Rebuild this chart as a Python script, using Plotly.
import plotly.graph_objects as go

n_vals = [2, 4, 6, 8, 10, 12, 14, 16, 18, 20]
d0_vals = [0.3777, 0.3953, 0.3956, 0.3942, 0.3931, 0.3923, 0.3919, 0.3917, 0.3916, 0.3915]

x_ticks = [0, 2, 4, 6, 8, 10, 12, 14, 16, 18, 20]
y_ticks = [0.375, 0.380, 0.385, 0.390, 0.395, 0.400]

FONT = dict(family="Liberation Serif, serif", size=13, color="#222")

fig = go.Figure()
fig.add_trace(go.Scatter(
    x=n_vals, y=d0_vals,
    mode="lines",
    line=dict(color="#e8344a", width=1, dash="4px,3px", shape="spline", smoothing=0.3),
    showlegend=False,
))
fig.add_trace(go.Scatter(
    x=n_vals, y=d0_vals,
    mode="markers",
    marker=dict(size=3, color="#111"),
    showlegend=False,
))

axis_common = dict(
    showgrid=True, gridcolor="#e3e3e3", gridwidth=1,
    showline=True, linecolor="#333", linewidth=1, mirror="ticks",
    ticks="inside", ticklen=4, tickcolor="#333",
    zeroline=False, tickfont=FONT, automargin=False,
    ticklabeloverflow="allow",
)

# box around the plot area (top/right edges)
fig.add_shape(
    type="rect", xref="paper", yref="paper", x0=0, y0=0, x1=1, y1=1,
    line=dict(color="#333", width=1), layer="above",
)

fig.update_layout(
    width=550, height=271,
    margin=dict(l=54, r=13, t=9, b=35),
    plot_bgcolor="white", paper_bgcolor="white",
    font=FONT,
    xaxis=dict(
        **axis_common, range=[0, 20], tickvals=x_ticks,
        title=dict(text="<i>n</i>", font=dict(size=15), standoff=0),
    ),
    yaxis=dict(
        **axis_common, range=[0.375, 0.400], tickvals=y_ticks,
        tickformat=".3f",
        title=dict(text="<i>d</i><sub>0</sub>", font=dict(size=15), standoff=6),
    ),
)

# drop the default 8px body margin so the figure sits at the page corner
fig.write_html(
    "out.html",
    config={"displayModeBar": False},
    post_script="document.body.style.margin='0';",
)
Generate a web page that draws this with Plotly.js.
****
* WHAT THIS TASK INVOLVES: Every record above should be output exactly.

* ANSWER FOR THIS EXERCISE:
Rebuild this chart as a Python script, using Plotly.
import plotly.graph_objects as go

n_vals = [2, 4, 6, 8, 10, 12, 14, 16, 18, 20]
d0_vals = [0.3777, 0.3953, 0.3956, 0.3942, 0.3931, 0.3923, 0.3919, 0.3917, 0.3916, 0.3915]

x_ticks = [0, 2, 4, 6, 8, 10, 12, 14, 16, 18, 20]
y_ticks = [0.375, 0.380, 0.385, 0.390, 0.395, 0.400]

FONT = dict(family="Liberation Serif, serif", size=13, color="#222")

fig = go.Figure()
fig.add_trace(go.Scatter(
    x=n_vals, y=d0_vals,
    mode="lines",
    line=dict(color="#e8344a", width=1, dash="4px,3px", shape="spline", smoothing=0.3),
    showlegend=False,
))
fig.add_trace(go.Scatter(
    x=n_vals, y=d0_vals,
    mode="markers",
    marker=dict(size=3, color="#111"),
    showlegend=False,
))

axis_common = dict(
    showgrid=True, gridcolor="#e3e3e3", gridwidth=1,
    showline=True, linecolor="#333", linewidth=1, mirror="ticks",
    ticks="inside", ticklen=4, tickcolor="#333",
    zeroline=False, tickfont=FONT, automargin=False,
    ticklabeloverflow="allow",
)

# box around the plot area (top/right edges)
fig.add_shape(
    type="rect", xref="paper", yref="paper", x0=0, y0=0, x1=1, y1=1,
    line=dict(color="#333", width=1), layer="above",
)

fig.update_layout(
    width=550, height=271,
    margin=dict(l=54, r=13, t=9, b=35),
    plot_bgcolor="white", paper_bgcolor="white",
    font=FONT,
    xaxis=dict(
        **axis_common, range=[0, 20], tickvals=x_ticks,
        title=dict(text="<i>n</i>", font=dict(size=15), standoff=0),
    ),
    yaxis=dict(
        **axis_common, range=[0.375, 0.400], tickvals=y_ticks,
        tickformat=".3f",
        title=dict(text="<i>d</i><sub>0</sub>", font=dict(size=15), standoff=6),
    ),
)

# drop the default 8px body margin so the figure sits at the page corner
fig.write_html(
    "out.html",
    config={"displayModeBar": False},
    post_script="document.body.style.margin='0';",
)
Generate a web page that draws this with Plotly.js.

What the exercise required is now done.